Further, in the case of winding up of the company or repayment of capital, there exists a preferential right to repayment of the amount of capital paid up or deemed to have been paid up, regardless of a preferential right to payment of any fixed premium or premium on any fixed which is specified in the memorandum or articles of the company.
There are different sub-types in preference shares:
- Cumulative Preference Shares:
Cumulative Preference Shares give their shareholders the right to receive arrears on dividend before any dividend is paid to equity shareholders. For example, if the dividends on preference shares for the two years have not been paid due to market downturn, then preferential shareholders are entitled to receive dividend for those years in addition to the current one.

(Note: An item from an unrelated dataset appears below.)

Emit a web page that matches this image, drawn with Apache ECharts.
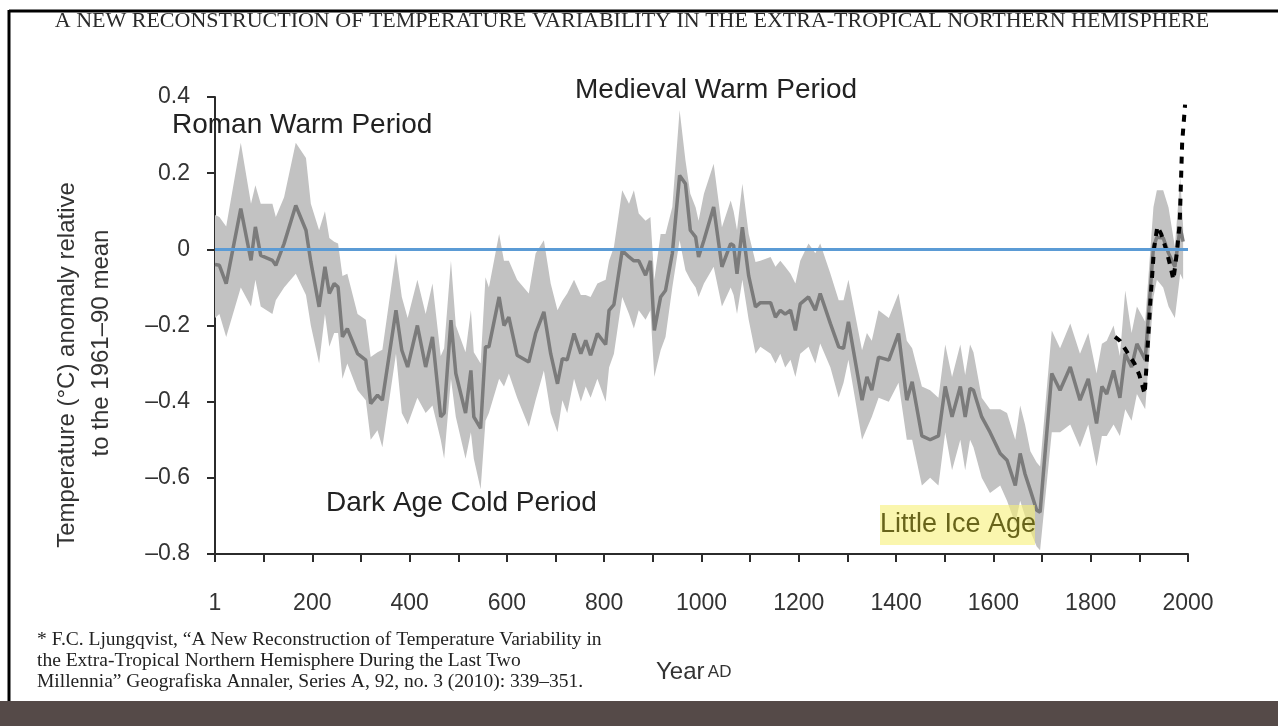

2. Non-cumulative preference shares:
Non-cumulative shares do not entitle their shareholders to claim any outstanding dividend. Such shareholders only earn a dividend once the company earns profits. No dividends are paid for the years of market downturn.
3. Convertible Preference shares:
Preference shares which are convertible are known as Convertible Preference Shares. Convertible Shareholders may convert their preference shares into equity shares after a specific period of time, provided that this conversion of shares is authorized by the Articles of Association of the company.